Neste trecho do conto de forma genial e metafórica Clarice descreve os elementos que atrai o instinto animal do jovem. A curva da estrada sendo retratada nas curvas da estátua, os arbustos aos pêlos pubianos, e o chafariz, o filete e a água, alusivos à concavidade e à lubrificação do órgão sexual da mulher.  Tais elementos representados nessa metáfora utilizada por Lispector atraem totalmente o garoto ao olhar a mulher nua a sua frente. O que completa o ciclo não se identifica na água que jorra da boca da estátua, mas também do esperma que ele poderia ejacular e que lhe deixa atônito e perturbado:

“E soube então que havia colocado sua boca na boca da estátua da mulher de pedra. A vida havia jorrado dessa boca, de uma boca para outra.” (LISPECTOR)
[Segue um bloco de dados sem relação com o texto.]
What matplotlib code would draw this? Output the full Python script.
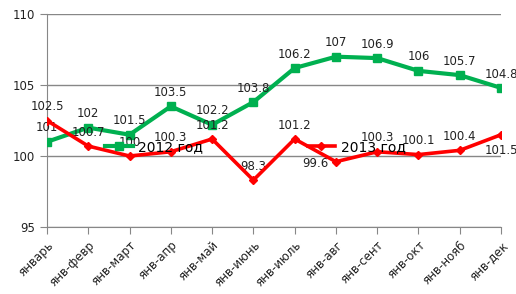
import matplotlib
matplotlib.use("Agg")
import matplotlib.pyplot as plt

months = ["январь", "янв-февр", "янв-март", "янв-апр", "янв-май", "янв-июнь",
          "янв-июль", "янв-авг", "янв-сент", "янв-окт", "янв-нояб", "янв-дек"]
y2012 = [101, 102, 101.5, 103.5, 102.2, 103.8, 106.2, 107, 106.9, 106, 105.7, 104.8]
y2013 = [102.5, 100.7, 100, 100.3, 101.2, 98.3, 101.2, 99.6, 100.3, 100.1, 100.4, 101.5]

green = "#00B050"
red = "#FF0000"
grid_c = "#878787"

fig = plt.figure(figsize=(5.16, 2.94), dpi=100)
ax = fig.add_axes([0.091, 0.228, 0.880, 0.724])

x = list(range(len(months)))
l1, = ax.plot(x, y2012, color=green, lw=3, marker="s", ms=6, label="2012 год", zorder=3)
l2, = ax.plot(x, y2013, color=red, lw=2.6, marker="D", ms=4, label="2013 год", zorder=4)

# label offsets in points (dx, dy)
off12 = [(0, 10)] * 12
off13 = [(0, 10)] * 12
off13[7] = (-15, -1)
off13[11] = (0, -11)

for xi, v, o in zip(x, y2012, off12):
    ax.annotate(f"{v:g}", (xi, v), xytext=o, textcoords="offset points",
                ha="center", va="center", fontsize=8.5, color="#222222",
                annotation_clip=False)
for xi, v, o in zip(x, y2013, off13):
    ax.annotate(f"{v:g}", (xi, v), xytext=o, textcoords="offset points",
                ha="center", va="center", fontsize=8.5, color="#222222",
                annotation_clip=False)

ax.set_xlim(0, 11)
ax.set_ylim(95, 110)
ax.set_yticks([95, 100, 105, 110])
ax.set_xticks(x)
ax.set_xticklabels(months, rotation=45, ha="right", rotation_mode="anchor")
ax.tick_params(axis="both", labelsize=8.5, color=grid_c, length=5, labelcolor="#222222")
ax.yaxis.grid(True, color=grid_c, lw=1)
ax.set_axisbelow(True)
for s in ["top", "right"]:
    ax.spines[s].set_visible(False)
for s in ["left", "bottom"]:
    ax.spines[s].set_color(grid_c)

leg = ax.legend(handles=[l1, l2], loc="center left", bbox_to_anchor=(0.128, 0.376),
                ncol=2, frameon=False, fontsize=10, handlelength=2.0,
                handletextpad=0.4, columnspacing=7.5, borderpad=0, borderaxespad=0)
leg.set_zorder(5)

fig.savefig("out.png", dpi=100)
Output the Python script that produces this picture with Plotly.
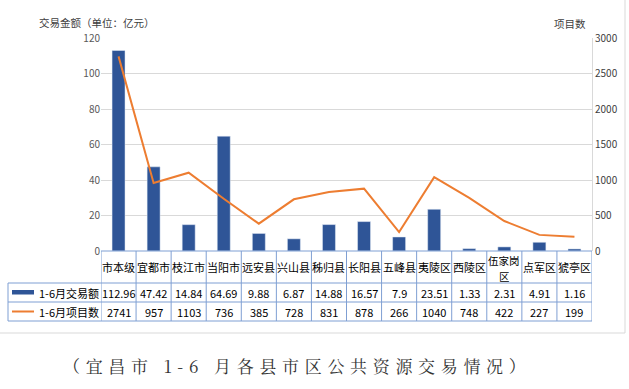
import plotly.graph_objects as go

categories = ["市本级", "宜都市", "枝江市", "当阳市", "远安县", "兴山县", "秭归县",
              "长阳县", "五峰县", "夷陵区", "西陵区", "伍家岗区", "点军区", "猇亭区"]
header_labels = ["市本级", "宜都市", "枝江市", "当阳市", "远安县", "兴山县", "秭归县",
                 "长阳县", "五峰县", "夷陵区", "西陵区", "伍家岗<br>区", "点军区", "猇亭区"]
amount = [112.96, 47.42, 14.84, 64.69, 9.88, 6.87, 14.88, 16.57, 7.9, 23.51, 1.33, 2.31, 4.91, 1.16]
projects = [2741, 957, 1103, 736, 385, 728, 831, 878, 266, 1040, 748, 422, 227, 199]
amount_text = ["112.96", "47.42", "14.84", "64.69", "9.88", "6.87", "14.88", "16.57",
               "7.9", "23.51", "1.33", "2.31", "4.91", "1.16"]
series_names = ["1-6月交易额", "1-6月项目数"]
caption = "（宜昌市 1-6 月各县市区公共资源交易情况）"

W, H = 629, 389
L, R, T, B = 101, 37, 38, 138
PH = H - T - B  # plot height
PW = W - L - R

def py(px):  # pixel y -> paper y
    return (H - B - px) / PH

def pxx(px):
    return (px - L) / PW

BLUE = "#2F5597"
ORANGE = "#ED7D31"
GRID = "#D9D9D9"
TLINE = "#7F9FD3"
FONT = "Noto Sans CJK SC"

fig = go.Figure()
fig.add_trace(go.Bar(x=categories, y=amount, name=series_names[0], marker_color=BLUE,
                     width=0.37, yaxis="y"))
fig.add_trace(go.Scatter(x=categories, y=projects, name=series_names[1], mode="lines",
                         line=dict(color=ORANGE, width=2), yaxis="y2"))

shapes = []
annotations = []
n = len(categories)
# table horizontal lines
for ypx, x0 in [(283, 8), (302, 8), (321, 8)]:
    shapes.append(dict(type="line", xref="paper", yref="paper", x0=pxx(x0), x1=1,
                       y0=py(ypx), y1=py(ypx), line=dict(color=TLINE, width=1)))
shapes.append(dict(type="line", xref="paper", yref="paper", x0=0, x1=1,
                   y0=0, y1=0, line=dict(color=TLINE, width=1)))
# vertical lines
for i in range(n + 1):
    shapes.append(dict(type="line", xref="x", yref="paper", x0=i - 0.5, x1=i - 0.5,
                       y0=py(321), y1=0, line=dict(color=TLINE, width=1)))
shapes.append(dict(type="line", xref="paper", yref="paper", x0=pxx(8), x1=pxx(8),
                   y0=py(321), y1=py(283), line=dict(color=TLINE, width=1)))
# outer frame
shapes.append(dict(type="line", xref="paper", yref="paper", x0=pxx(625), x1=pxx(625),
                   y0=py(333), y1=py(0), line=dict(color=GRID, width=1)))
shapes.append(dict(type="line", xref="paper", yref="paper", x0=pxx(0), x1=pxx(625),
                   y0=py(333), y1=py(333), line=dict(color=GRID, width=1)))
# legend symbols
shapes.append(dict(type="rect", xref="paper", yref="paper", x0=pxx(12), x1=pxx(34),
                   y0=py(294.5), y1=py(290), fillcolor=BLUE, line=dict(width=0)))
shapes.append(dict(type="line", xref="paper", yref="paper", x0=pxx(12), x1=pxx(34),
                   y0=py(311.5), y1=py(311.5), line=dict(color=ORANGE, width=2)))

tfont = dict(family=FONT, size=11, color="#000000")
for i, c in enumerate(categories):
    parts = header_labels[i].split("<br>")
    if len(parts) == 1:
        annotations.append(dict(x=c, y=py(267), xref="x", yref="paper", text=parts[0],
                                showarrow=False, font=tfont, xanchor="center", yanchor="middle"))
    else:
        for part, ypx in zip(parts, [260, 276]):
            annotations.append(dict(x=c, y=py(ypx), xref="x", yref="paper", text=part,
                                    showarrow=False, font=dict(family=FONT, size=10.5, color="#000000"),
                                    xanchor="center", yanchor="middle", height=13))
    annotations.append(dict(x=c, y=py(292.5), xref="x", yref="paper", text=amount_text[i],
                            showarrow=False, font=tfont, xanchor="center", yanchor="middle"))
    annotations.append(dict(x=c, y=py(311.5), xref="x", yref="paper", text=str(projects[i]),
                            showarrow=False, font=tfont, xanchor="center", yanchor="middle"))
for name, ypx in zip(series_names, [292.5, 311.5]):
    annotations.append(dict(x=pxx(37), y=py(ypx), xref="paper", yref="paper", text=name,
                            showarrow=False, font=tfont, xanchor="left", yanchor="middle"))

annotations.append(dict(x=pxx(37), y=py(22), xref="paper", yref="paper",
                        text="交易金额（单位：亿元）", showarrow=False,
                        font=dict(family=FONT, size=10.5, color="#404040"),
                        xanchor="left", yanchor="middle"))
annotations.append(dict(x=pxx(588), y=py(24), xref="paper", yref="paper",
                        text="项目数", showarrow=False,
                        font=dict(family=FONT, size=10.5, color="#404040"),
                        xanchor="right", yanchor="middle"))
spaced_caption = "\u2004".join(list(caption))
annotations.append(dict(x=pxx(294), y=py(365), xref="paper", yref="paper",
                        text=spaced_caption, showarrow=False,
                        font=dict(family="Noto Serif CJK SC, Noto Sans CJK SC", size=17, color="#333333"),
                        xanchor="center", yanchor="middle"))

fig.update_layout(
    width=W, height=H,
    margin=dict(l=L, r=R, t=T, b=B),
    paper_bgcolor="white", plot_bgcolor="white",
    showlegend=False,
    bargap=0.63,
    font=dict(family=FONT, size=10, color="#595959"),
    xaxis=dict(type="category", showticklabels=False, showgrid=False, zeroline=False,
               ticks="", range=[-0.5, n - 0.5]),
    yaxis=dict(range=[0, 120], dtick=20, showgrid=True, gridcolor=GRID, gridwidth=1,
               zeroline=False, showline=False, ticks="", ticklen=0,
               tickfont=dict(family=FONT, size=10, color="#595959")),
    yaxis2=dict(range=[0, 3000], dtick=500, overlaying="y", side="right", showgrid=False,
                zeroline=False, showline=True, linecolor=GRID, linewidth=1, ticks="",
                tickfont=dict(family=FONT, size=10, color="#404040")),
    shapes=shapes,
    annotations=annotations,
)

fig.write_html("out.html", config={"displayModeBar": False},
               post_script="document.body.style.margin='0';document.body.style.overflow='hidden';")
E isso torna-o homem e cheio de orgulho. Em todo o conto percebe-se o processo de maturidade do homem. Tais processos que marcam o processo evolutivo humano, amoroso e sexual do indivíduo representado na imagem de uma mulher, aqui uma mulher pedra. Essa é uma obra que mostra a boa qualidade da literatura de Clarice Lispector, escritora que está exposta nos seus escritos. Literatura para todas as idades.

Referência Bibliográfica

ROEFERO, Elcio Luís. Uma mulher de pedra: Modulações do desejo na poética de Clarice Lispector. Disponível em: http://www.omarrare.uerj.br/numero8/elcio.htm  

LICRIS. Devaneios Literários . Sábado, 31 de outubro de 2009. Disponível em: http://licrisdevaneiosliterarios.blogspot.com.br/2009/10/o-primeiro-beijo-clarice-lispector.html    

Freud, Sigmund. Três ensaios sobre uma teoria da sexualidade [1905], vol. VII, in ESB. op. cit.

MEZAN, Renato. Freud: a trama dos conceitos. São Paulo: Perspectiva, 2001.

TUFANO, Douglas. Estudos de Língua e Literatura. 4. Ed. Ver, e ampl. – São Paulo: Moderna, 1990.